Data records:
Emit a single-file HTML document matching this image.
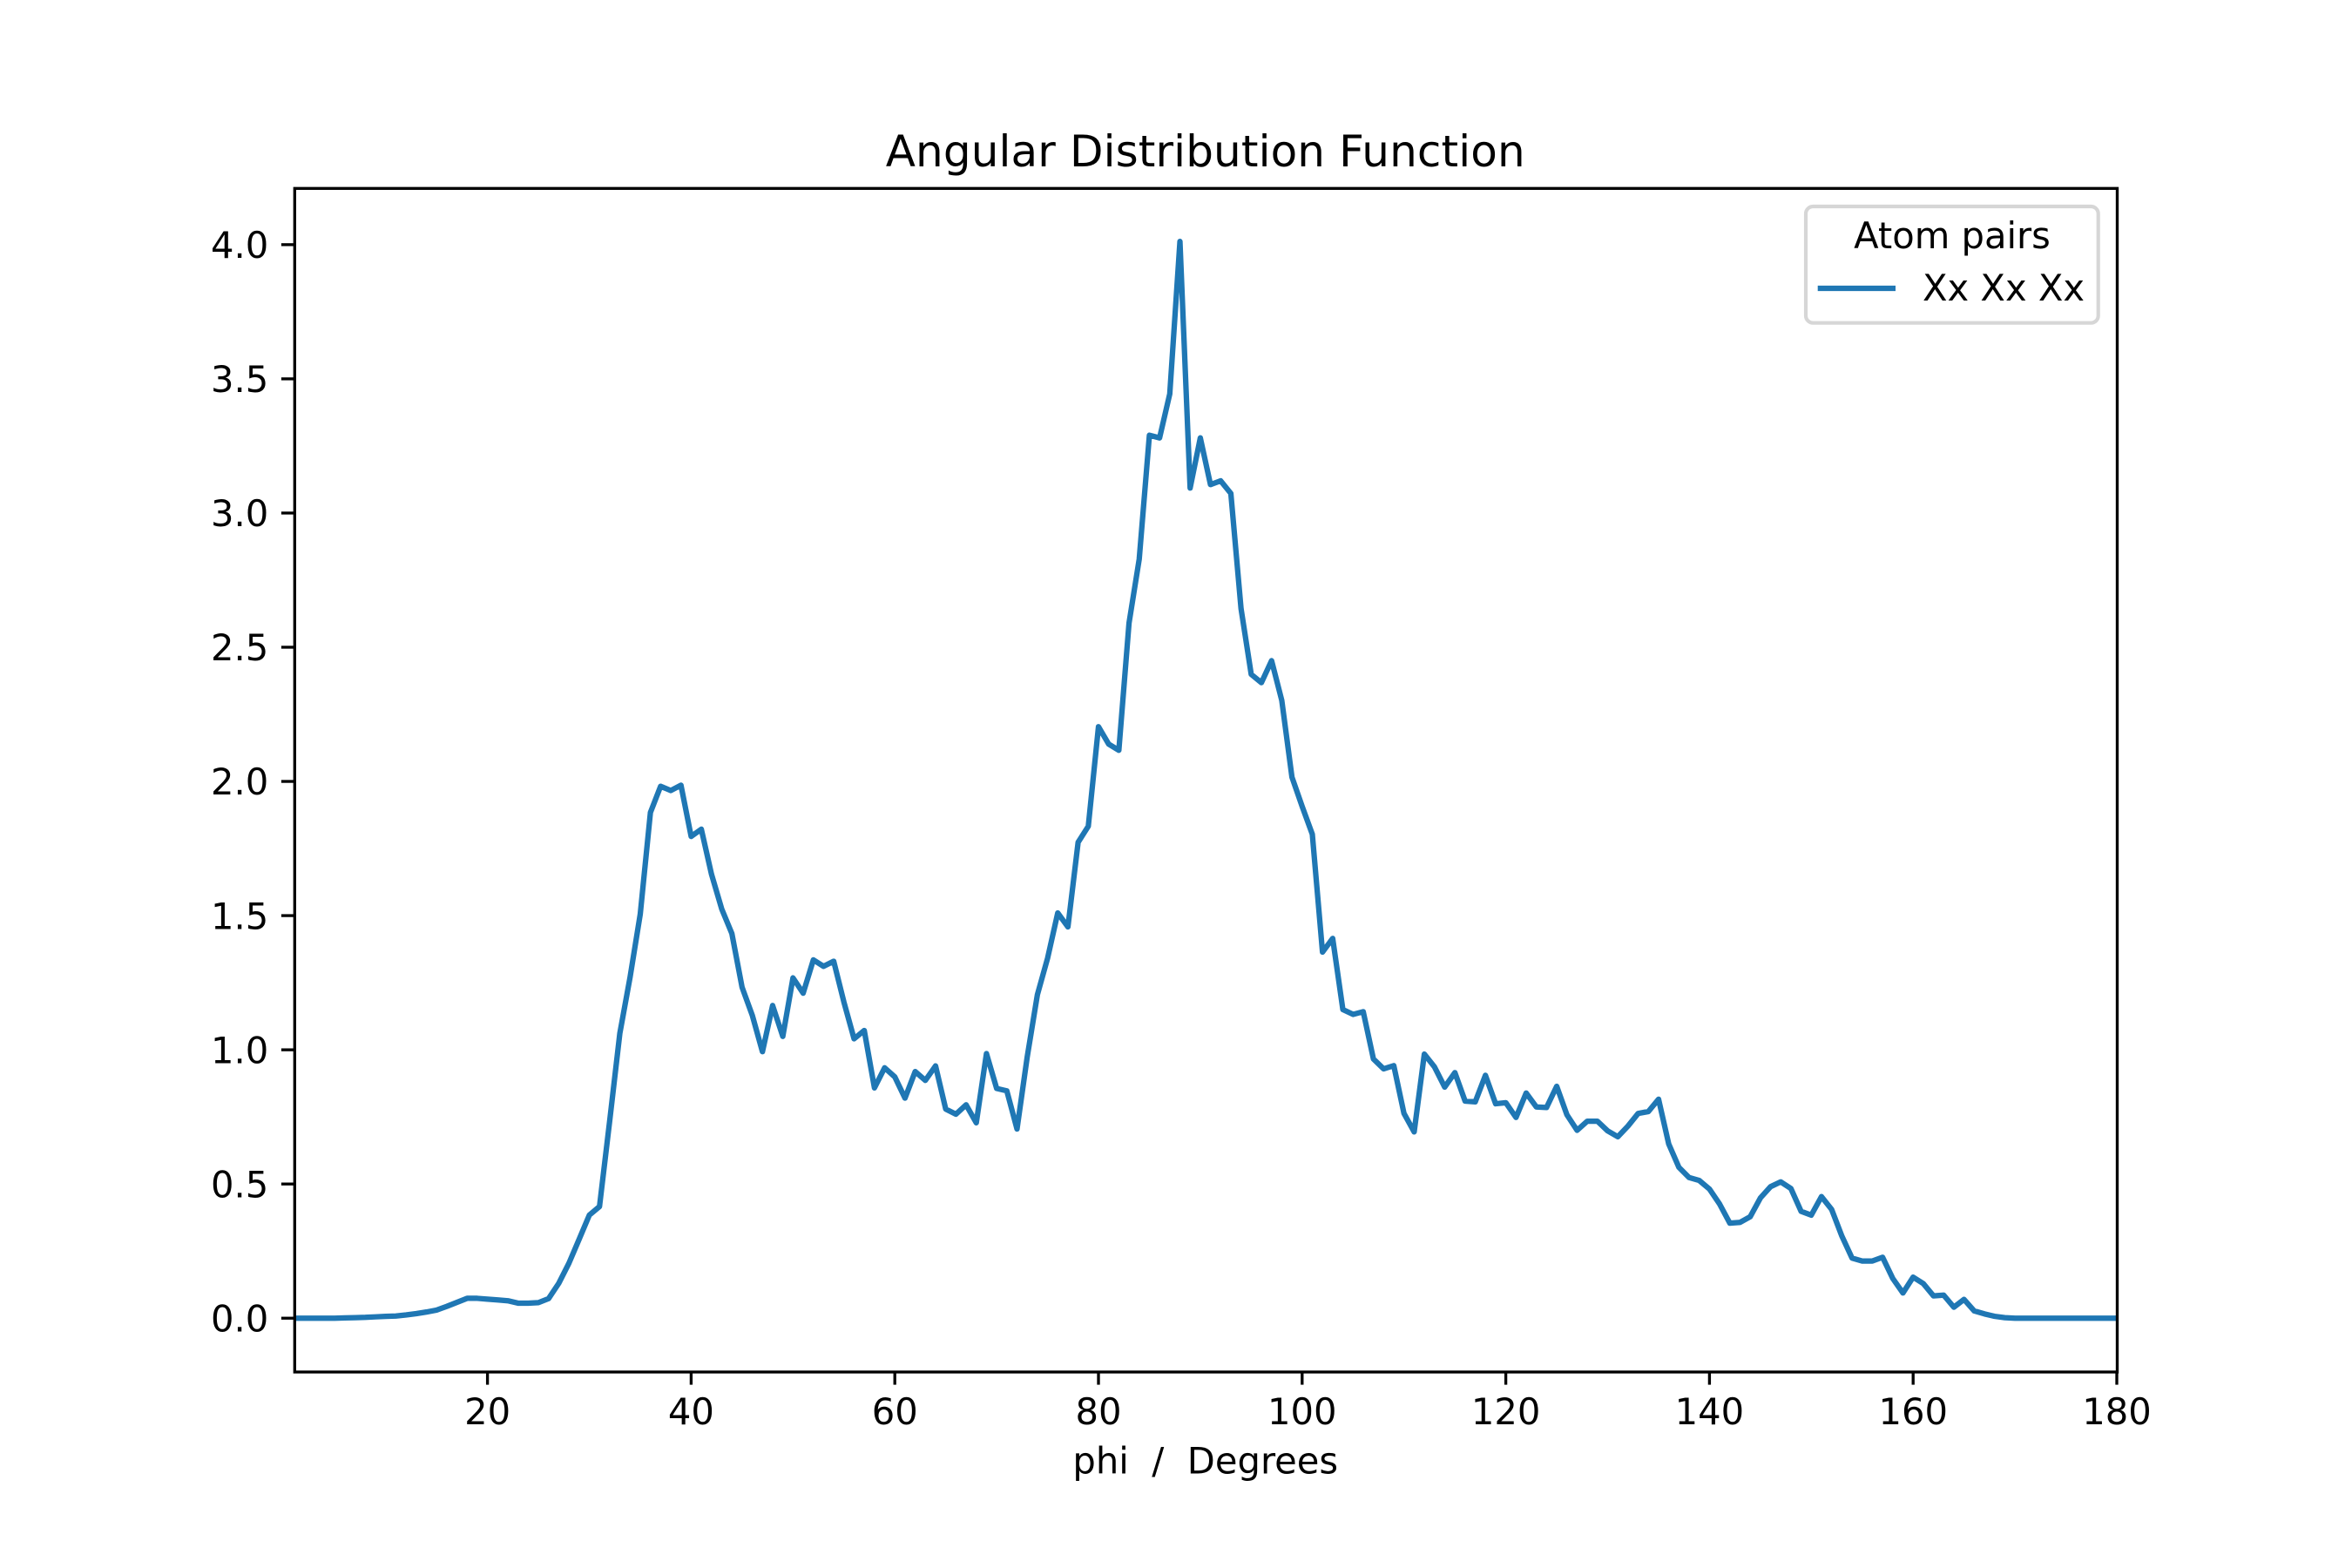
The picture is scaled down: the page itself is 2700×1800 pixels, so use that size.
<!DOCTYPE html>
<html lang="en">
<head>
<meta charset="utf-8">
<title>Angular Distribution Function</title>
<style>
html,body{margin:0;padding:0;background:#fff;width:2700px;height:1800px;overflow:hidden}
svg{display:block}
text{font-family:"DejaVu Sans",sans-serif;fill:#000}
</style>
</head>
<body>
<svg id="chart" xmlns="http://www.w3.org/2000/svg" width="2700" height="1800" viewBox="0 0 2700 1800">
  <rect x="0" y="0" width="2700" height="1800" fill="#fff"/>
  <defs><clipPath id="plot-clip"><rect x="337.5" y="216" width="2092.5" height="1359"/></clipPath></defs>
  <g id="series-layer" clip-path="url(#plot-clip)"></g>
  <g id="tick-layer"></g>
  <rect x="338.3" y="216.3" width="2092.2" height="1358.7" fill="none" stroke="#000" stroke-width="3.33"/>
  <text x="1383.75" y="191" font-size="50" letter-spacing="0.12" text-anchor="middle">Angular Distribution Function</text>
  <text x="1383.75" y="1691.7" font-size="41.67" text-anchor="middle" xml:space="preserve" style="white-space:pre">phi  /  Degrees</text>
  <g>
    <rect x="2073" y="237" width="335.7" height="133.7" rx="8.3" ry="8.3" fill="#fff" fill-opacity="0.8" stroke="#d6d6d6" stroke-width="4.17"/>
    <text x="2241" y="285" font-size="41.67" text-anchor="middle">Atom pairs</text>
    <line x1="2086.7" y1="331" x2="2176" y2="331" stroke="#1f77b4" stroke-width="6.25"/>
    <text x="2207" y="345" font-size="41.67">Xx Xx Xx</text>
  </g>
</svg>
<script>
const angleStart = 1;
const adfValues = [
  0,0,0,0,0,.001,.002,.003,.005,.007,
  .008,.012,.017,.023,.030,.044,.059,.074,.074,.071,
  .068,.065,.056,.056,.058,.073,.130,.205,.294,.384,
  .416,.735,1.062,1.27,1.505,1.884,1.982,1.966,1.986,1.795,
  1.822,1.654,1.525,1.433,1.233,1.129,.993,1.165,1.050,1.268,
  1.211,1.335,1.311,1.330,1.178,1.041,1.072,.858,.933,.899,
  .820,.919,.886,.940,.779,.760,.795,.728,.986,.856,
  .847,.705,.973,1.205,1.341,1.510,1.458,1.773,1.833,2.204,
  2.139,2.116,2.590,2.828,3.290,3.280,3.444,4.012,3.093,3.280,
  3.106,3.120,3.073,2.644,2.399,2.368,2.450,2.302,2.016,1.907,
  1.803,1.364,1.415,1.150,1.132,1.142,.966,.929,.941,.763,
  .694,.984,.936,.861,.915,.809,.806,.905,.799,.803,
  .748,.839,.787,.785,.864,.758,.700,.734,.734,.698,
  .676,.716,.763,.770,.816,.649,.562,.524,.513,.481,
  .425,.354,.357,.378,.448,.490,.508,.483,.398,.384,
  .453,.405,.306,.224,.213,.213,.227,.148,.094,.153,
  .129,.083,.086,.041,.070,.027,.016,.007,.002,0,
  0,0,0,0,0,0,0,0,0,0
];
const xTickValues = [20,40,60,80,100,120,140,160,180];
const yTickValues = [0,0.5,1,1.5,2,2.5,3,3.5,4];
const xTickLabels = ["20","40","60","80","100","120","140","160","180"];
const yTickLabels = ["0.0","0.5","1.0","1.5","2.0","2.5","3.0","3.5","4.0"];

const NS = "http://www.w3.org/2000/svg";
const plot = {left:337.5,right:2430,top:216,bottom:1575};
const xDomain = [1,180];
const yDomain = [-0.2005,4.2105];
function xScale(v){return plot.left+(v-xDomain[0])/(xDomain[1]-xDomain[0])*(plot.right-plot.left);}
function yScale(v){return plot.bottom-(v-yDomain[0])/(yDomain[1]-yDomain[0])*(plot.bottom-plot.top);}

const seriesLayer = document.getElementById("series-layer");
const tickLayer = document.getElementById("tick-layer");

const pts = adfValues.map(function(v,i){return xScale(angleStart+i).toFixed(2)+","+yScale(v).toFixed(2);}).join(" ");
const line = document.createElementNS(NS,"polyline");


line.setAttribute("points",pts);
line.setAttribute("fill","none");
line.setAttribute("stroke","#1f77b4");
line.setAttribute("stroke-width","6.25");
line.setAttribute("stroke-linejoin","round");
line.setAttribute("stroke-linecap","square");
seriesLayer.appendChild(line);

xTickValues.forEach(function(v,i){
  const x = xScale(v);
  const t = document.createElementNS(NS,"line");
  
  
  t.setAttribute("x1",x);t.setAttribute("x2",x);
  t.setAttribute("y1",plot.bottom);t.setAttribute("y2",plot.bottom+14.6);
  t.setAttribute("stroke","#000");t.setAttribute("stroke-width","3.33");
  tickLayer.appendChild(t);
  const l = document.createElementNS(NS,"text");
  
  
  l.setAttribute("x",x);l.setAttribute("y",1635);
  l.setAttribute("font-size","41.67");l.setAttribute("text-anchor","middle");
  l.textContent = xTickLabels[i];
  tickLayer.appendChild(l);
});
yTickValues.forEach(function(v,i){
  const y = yScale(v);
  const t = document.createElementNS(NS,"line");
  
  
  t.setAttribute("x1",plot.left-14.6);t.setAttribute("x2",plot.left);
  t.setAttribute("y1",y);t.setAttribute("y2",y);
  t.setAttribute("stroke","#000");t.setAttribute("stroke-width","3.33");
  tickLayer.appendChild(t);
  const l = document.createElementNS(NS,"text");
  
  
  l.setAttribute("x",plot.left-29.2);l.setAttribute("y",y+15.2);
  l.setAttribute("font-size","41.67");l.setAttribute("text-anchor","end");
  l.textContent = yTickLabels[i];
  tickLayer.appendChild(l);
});
</script>
</body>
</html>
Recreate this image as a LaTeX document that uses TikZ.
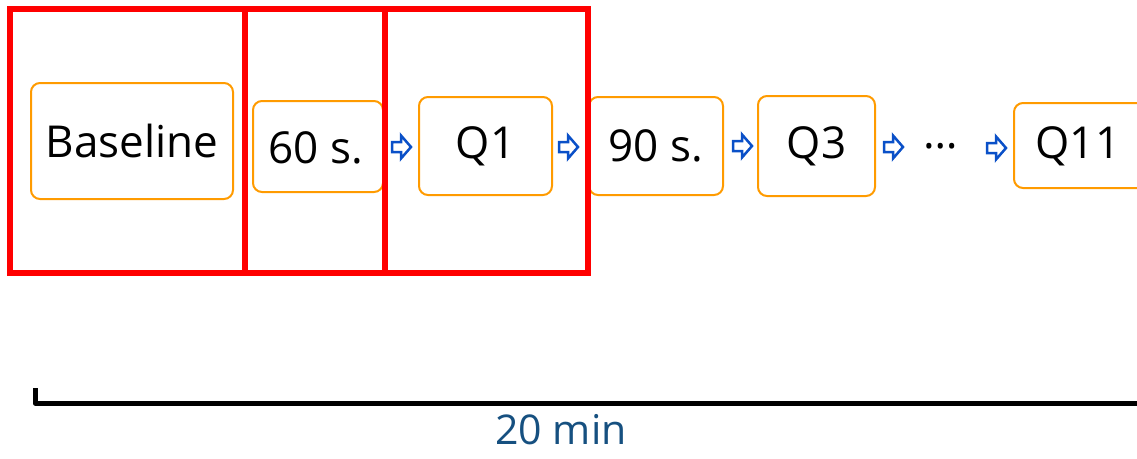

● **Set task**:
Without including any pictures, print all of the material exactly as given.

● **In response**:
Emit a single-file HTML document matching this image.
The picture is scaled down: the page itself is 2700×1800 pixels, so use that size.
<!DOCTYPE html>
<html lang="en">
<head>
<meta charset="utf-8">
<title>Angular Distribution Function</title>
<style>
html,body{margin:0;padding:0;background:#fff;width:2700px;height:1800px;overflow:hidden}
svg{display:block}
text{font-family:"DejaVu Sans",sans-serif;fill:#000}
</style>
</head>
<body>
<svg id="chart" xmlns="http://www.w3.org/2000/svg" width="2700" height="1800" viewBox="0 0 2700 1800">
  <rect x="0" y="0" width="2700" height="1800" fill="#fff"/>
  <defs><clipPath id="plot-clip"><rect x="337.5" y="216" width="2092.5" height="1359"/></clipPath></defs>
  <g id="series-layer" clip-path="url(#plot-clip)"></g>
  <g id="tick-layer"></g>
  <rect x="338.3" y="216.3" width="2092.2" height="1358.7" fill="none" stroke="#000" stroke-width="3.33"/>
  <text x="1383.75" y="191" font-size="50" letter-spacing="0.12" text-anchor="middle">Angular Distribution Function</text>
  <text x="1383.75" y="1691.7" font-size="41.67" text-anchor="middle" xml:space="preserve" style="white-space:pre">phi  /  Degrees</text>
  <g>
    <rect x="2073" y="237" width="335.7" height="133.7" rx="8.3" ry="8.3" fill="#fff" fill-opacity="0.8" stroke="#d6d6d6" stroke-width="4.17"/>
    <text x="2241" y="285" font-size="41.67" text-anchor="middle">Atom pairs</text>
    <line x1="2086.7" y1="331" x2="2176" y2="331" stroke="#1f77b4" stroke-width="6.25"/>
    <text x="2207" y="345" font-size="41.67">Xx Xx Xx</text>
  </g>
</svg>
<script>
const angleStart = 1;
const adfValues = [
  0,0,0,0,0,.001,.002,.003,.005,.007,
  .008,.012,.017,.023,.030,.044,.059,.074,.074,.071,
  .068,.065,.056,.056,.058,.073,.130,.205,.294,.384,
  .416,.735,1.062,1.27,1.505,1.884,1.982,1.966,1.986,1.795,
  1.822,1.654,1.525,1.433,1.233,1.129,.993,1.165,1.050,1.268,
  1.211,1.335,1.311,1.330,1.178,1.041,1.072,.858,.933,.899,
  .820,.919,.886,.940,.779,.760,.795,.728,.986,.856,
  .847,.705,.973,1.205,1.341,1.510,1.458,1.773,1.833,2.204,
  2.139,2.116,2.590,2.828,3.290,3.280,3.444,4.012,3.093,3.280,
  3.106,3.120,3.073,2.644,2.399,2.368,2.450,2.302,2.016,1.907,
  1.803,1.364,1.415,1.150,1.132,1.142,.966,.929,.941,.763,
  .694,.984,.936,.861,.915,.809,.806,.905,.799,.803,
  .748,.839,.787,.785,.864,.758,.700,.734,.734,.698,
  .676,.716,.763,.770,.816,.649,.562,.524,.513,.481,
  .425,.354,.357,.378,.448,.490,.508,.483,.398,.384,
  .453,.405,.306,.224,.213,.213,.227,.148,.094,.153,
  .129,.083,.086,.041,.070,.027,.016,.007,.002,0,
  0,0,0,0,0,0,0,0,0,0
];
const xTickValues = [20,40,60,80,100,120,140,160,180];
const yTickValues = [0,0.5,1,1.5,2,2.5,3,3.5,4];
const xTickLabels = ["20","40","60","80","100","120","140","160","180"];
const yTickLabels = ["0.0","0.5","1.0","1.5","2.0","2.5","3.0","3.5","4.0"];

const NS = "http://www.w3.org/2000/svg";
const plot = {left:337.5,right:2430,top:216,bottom:1575};
const xDomain = [1,180];
const yDomain = [-0.2005,4.2105];
function xScale(v){return plot.left+(v-xDomain[0])/(xDomain[1]-xDomain[0])*(plot.right-plot.left);}
function yScale(v){return plot.bottom-(v-yDomain[0])/(yDomain[1]-yDomain[0])*(plot.bottom-plot.top);}

const seriesLayer = document.getElementById("series-layer");
const tickLayer = document.getElementById("tick-layer");

const pts = adfValues.map(function(v,i){return xScale(angleStart+i).toFixed(2)+","+yScale(v).toFixed(2);}).join(" ");
const line = document.createElementNS(NS,"polyline");


line.setAttribute("points",pts);
line.setAttribute("fill","none");
line.setAttribute("stroke","#1f77b4");
line.setAttribute("stroke-width","6.25");
line.setAttribute("stroke-linejoin","round");
line.setAttribute("stroke-linecap","square");
seriesLayer.appendChild(line);

xTickValues.forEach(function(v,i){
  const x = xScale(v);
  const t = document.createElementNS(NS,"line");
  
  
  t.setAttribute("x1",x);t.setAttribute("x2",x);
  t.setAttribute("y1",plot.bottom);t.setAttribute("y2",plot.bottom+14.6);
  t.setAttribute("stroke","#000");t.setAttribute("stroke-width","3.33");
  tickLayer.appendChild(t);
  const l = document.createElementNS(NS,"text");
  
  
  l.setAttribute("x",x);l.setAttribute("y",1635);
  l.setAttribute("font-size","41.67");l.setAttribute("text-anchor","middle");
  l.textContent = xTickLabels[i];
  tickLayer.appendChild(l);
});
yTickValues.forEach(function(v,i){
  const y = yScale(v);
  const t = document.createElementNS(NS,"line");
  
  
  t.setAttribute("x1",plot.left-14.6);t.setAttribute("x2",plot.left);
  t.setAttribute("y1",y);t.setAttribute("y2",y);
  t.setAttribute("stroke","#000");t.setAttribute("stroke-width","3.33");
  tickLayer.appendChild(t);
  const l = document.createElementNS(NS,"text");
  
  
  l.setAttribute("x",plot.left-29.2);l.setAttribute("y",y+15.2);
  l.setAttribute("font-size","41.67");l.setAttribute("text-anchor","end");
  l.textContent = yTickLabels[i];
  tickLayer.appendChild(l);
});
</script>
</body>
</html>
Recreate this image as a LaTeX document that uses TikZ.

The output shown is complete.